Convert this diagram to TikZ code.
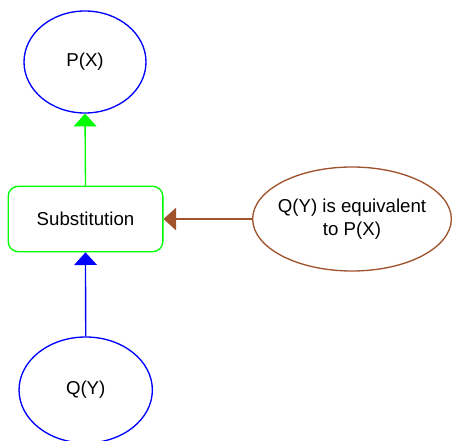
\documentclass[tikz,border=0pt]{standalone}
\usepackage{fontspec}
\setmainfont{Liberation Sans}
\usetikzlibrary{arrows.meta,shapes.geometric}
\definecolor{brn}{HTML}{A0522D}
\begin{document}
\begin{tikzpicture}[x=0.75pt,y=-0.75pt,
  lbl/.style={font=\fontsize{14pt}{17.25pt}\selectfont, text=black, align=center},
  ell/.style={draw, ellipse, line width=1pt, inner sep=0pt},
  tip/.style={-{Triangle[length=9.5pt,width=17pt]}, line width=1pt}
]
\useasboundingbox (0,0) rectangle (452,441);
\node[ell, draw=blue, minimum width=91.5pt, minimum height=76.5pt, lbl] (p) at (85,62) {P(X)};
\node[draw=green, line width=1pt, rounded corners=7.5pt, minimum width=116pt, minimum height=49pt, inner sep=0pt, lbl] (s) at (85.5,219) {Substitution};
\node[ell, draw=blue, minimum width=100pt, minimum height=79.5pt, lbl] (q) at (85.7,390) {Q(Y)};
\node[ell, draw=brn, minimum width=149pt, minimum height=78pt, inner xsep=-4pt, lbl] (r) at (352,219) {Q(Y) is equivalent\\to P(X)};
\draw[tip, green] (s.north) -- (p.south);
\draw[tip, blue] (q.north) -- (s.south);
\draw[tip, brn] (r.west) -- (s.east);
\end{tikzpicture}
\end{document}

> STATED EXERCISE
Quote the data above in full, leaving out the pictures it holds.

> REPLY TO THE TASK
Convert this diagram to TikZ code.
\documentclass[tikz,border=0pt]{standalone}
\usepackage{fontspec}
\setmainfont{Liberation Sans}
\usetikzlibrary{arrows.meta,shapes.geometric}
\definecolor{brn}{HTML}{A0522D}
\begin{document}
\begin{tikzpicture}[x=0.75pt,y=-0.75pt,
  lbl/.style={font=\fontsize{14pt}{17.25pt}\selectfont, text=black, align=center},
  ell/.style={draw, ellipse, line width=1pt, inner sep=0pt},
  tip/.style={-{Triangle[length=9.5pt,width=17pt]}, line width=1pt}
]
\useasboundingbox (0,0) rectangle (452,441);
\node[ell, draw=blue, minimum width=91.5pt, minimum height=76.5pt, lbl] (p) at (85,62) {P(X)};
\node[draw=green, line width=1pt, rounded corners=7.5pt, minimum width=116pt, minimum height=49pt, inner sep=0pt, lbl] (s) at (85.5,219) {Substitution};
\node[ell, draw=blue, minimum width=100pt, minimum height=79.5pt, lbl] (q) at (85.7,390) {Q(Y)};
\node[ell, draw=brn, minimum width=149pt, minimum height=78pt, inner xsep=-4pt, lbl] (r) at (352,219) {Q(Y) is equivalent\\to P(X)};
\draw[tip, green] (s.north) -- (p.south);
\draw[tip, blue] (q.north) -- (s.south);
\draw[tip, brn] (r.west) -- (s.east);
\end{tikzpicture}
\end{document}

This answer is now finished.